In Xcel’s Capacity*Connect model, the utility owns the batteries. They are installed at customer locations, but the customer is essentially a host, while the hardware belongs to Xcel, and Xcel captures the value it generates.
Behind-the-meter VPPs can leverage customer resources without requiring the utility to own the hardware. Customers can use their solar, storage, smart thermostats, and other on-site technology to lower their usage, and also contribute to a utility VPP that benefits all ratepayers through reduced capacity and infrastructure needs and costs.
Instead of requiring a behind-the-meter VPP program from Xcel, as ELPC and our partners recommended, the Commission directed Xcel only to report on the Colorado program in its next integrated distribution planning (IDP) filing in late 2027. It’s a significant gap from where we hoped to land, and it likely means Minnesotans will keep leaving meaningful grid value and bill savings on the table for at least a few more years.
What comes next for Minnesota
ELPC is actively pursuing a behind-the-meter VPP requirement in Xcel’s pending rate case and IDP, where we’ve argued that Xcel has already made the necessary technological investments and should maximize their value for ratepayers. And we and our partners will continue to look for other opportunities to advance this program for Minnesota ratepayers.
We will also engage in Xcel’s next IDP and other relevant proceedings to ensure that the distribution valuation framework ordered by the Commission is developed effectively and informs future Capacity*Connect program design, interconnection policy, and investment decisions going forward. The analysis the Commission ordered could reshape how Minnesota avoids unnecessary grid spending and continues to advance its clean energy goals.

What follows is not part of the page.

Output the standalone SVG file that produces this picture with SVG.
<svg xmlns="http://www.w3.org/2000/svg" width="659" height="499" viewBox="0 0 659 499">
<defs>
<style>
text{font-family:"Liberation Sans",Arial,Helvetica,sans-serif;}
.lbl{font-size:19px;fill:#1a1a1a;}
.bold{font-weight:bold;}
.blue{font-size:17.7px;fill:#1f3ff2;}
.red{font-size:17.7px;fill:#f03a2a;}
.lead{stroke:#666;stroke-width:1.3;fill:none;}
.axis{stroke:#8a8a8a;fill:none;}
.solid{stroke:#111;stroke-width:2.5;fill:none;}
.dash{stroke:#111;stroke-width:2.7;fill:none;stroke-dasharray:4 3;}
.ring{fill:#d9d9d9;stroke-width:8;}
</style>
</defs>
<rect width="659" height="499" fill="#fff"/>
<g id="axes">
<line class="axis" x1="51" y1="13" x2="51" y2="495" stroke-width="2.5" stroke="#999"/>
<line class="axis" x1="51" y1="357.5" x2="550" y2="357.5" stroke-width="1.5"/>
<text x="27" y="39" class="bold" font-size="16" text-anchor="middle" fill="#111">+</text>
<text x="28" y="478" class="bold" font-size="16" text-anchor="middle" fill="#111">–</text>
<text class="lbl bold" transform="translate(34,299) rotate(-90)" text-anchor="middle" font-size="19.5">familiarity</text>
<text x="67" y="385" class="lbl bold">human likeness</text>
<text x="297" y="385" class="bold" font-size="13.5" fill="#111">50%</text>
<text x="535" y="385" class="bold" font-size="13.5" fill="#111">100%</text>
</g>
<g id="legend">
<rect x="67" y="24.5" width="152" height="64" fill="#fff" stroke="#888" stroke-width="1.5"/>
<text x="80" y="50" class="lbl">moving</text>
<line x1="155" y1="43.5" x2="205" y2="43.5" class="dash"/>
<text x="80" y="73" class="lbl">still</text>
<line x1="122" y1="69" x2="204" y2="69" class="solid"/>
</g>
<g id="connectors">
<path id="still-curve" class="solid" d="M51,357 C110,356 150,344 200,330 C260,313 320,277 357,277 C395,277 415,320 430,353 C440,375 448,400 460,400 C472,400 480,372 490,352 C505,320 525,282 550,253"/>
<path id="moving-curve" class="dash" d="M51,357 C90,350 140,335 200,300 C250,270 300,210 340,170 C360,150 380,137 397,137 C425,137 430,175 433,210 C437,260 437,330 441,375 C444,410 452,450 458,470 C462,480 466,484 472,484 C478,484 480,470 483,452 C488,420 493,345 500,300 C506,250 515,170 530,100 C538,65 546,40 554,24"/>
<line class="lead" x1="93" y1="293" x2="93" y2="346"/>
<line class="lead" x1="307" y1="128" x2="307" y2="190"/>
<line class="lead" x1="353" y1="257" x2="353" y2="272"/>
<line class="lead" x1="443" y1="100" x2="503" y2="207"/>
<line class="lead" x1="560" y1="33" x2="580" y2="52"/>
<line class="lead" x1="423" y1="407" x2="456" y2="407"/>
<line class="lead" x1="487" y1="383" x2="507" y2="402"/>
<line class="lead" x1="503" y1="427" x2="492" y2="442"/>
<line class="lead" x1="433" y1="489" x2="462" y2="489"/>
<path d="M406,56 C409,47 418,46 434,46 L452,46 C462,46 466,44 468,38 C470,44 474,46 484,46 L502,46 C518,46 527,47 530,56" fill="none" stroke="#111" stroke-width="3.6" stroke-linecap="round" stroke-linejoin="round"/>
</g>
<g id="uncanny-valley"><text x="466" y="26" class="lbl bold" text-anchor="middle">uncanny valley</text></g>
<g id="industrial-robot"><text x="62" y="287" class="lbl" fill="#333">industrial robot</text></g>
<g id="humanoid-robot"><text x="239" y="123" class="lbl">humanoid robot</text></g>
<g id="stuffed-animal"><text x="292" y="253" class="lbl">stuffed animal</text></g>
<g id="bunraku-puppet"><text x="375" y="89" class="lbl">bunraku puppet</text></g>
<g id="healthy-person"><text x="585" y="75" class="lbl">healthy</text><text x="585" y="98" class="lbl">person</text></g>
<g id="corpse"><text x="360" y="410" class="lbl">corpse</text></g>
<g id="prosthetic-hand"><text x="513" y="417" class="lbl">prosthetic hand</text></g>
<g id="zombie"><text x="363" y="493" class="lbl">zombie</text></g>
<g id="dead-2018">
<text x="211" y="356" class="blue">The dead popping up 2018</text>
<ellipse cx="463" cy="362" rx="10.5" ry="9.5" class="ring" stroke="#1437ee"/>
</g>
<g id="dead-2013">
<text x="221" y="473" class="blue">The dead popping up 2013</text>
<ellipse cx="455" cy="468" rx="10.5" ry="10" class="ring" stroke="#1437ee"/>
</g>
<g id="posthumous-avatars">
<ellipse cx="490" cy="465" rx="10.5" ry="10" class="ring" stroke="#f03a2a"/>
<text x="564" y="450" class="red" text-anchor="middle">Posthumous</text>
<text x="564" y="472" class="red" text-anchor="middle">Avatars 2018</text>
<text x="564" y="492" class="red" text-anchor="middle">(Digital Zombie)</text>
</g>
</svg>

Beyond Minnesota, we see this decision as a potential model for Midwest states grappling with similar data center-driven load growth pressures. Getting the framework right could accelerate DER deployment across the region and help utilities everywhere avoid building unnecessary gas plants that risk becoming stranded assets and locking in carbon emissions for decades.
As demand grows, the Midwest has a real opportunity to lead with distributed capacity rather than defaulting to that utility-scale generation of the past.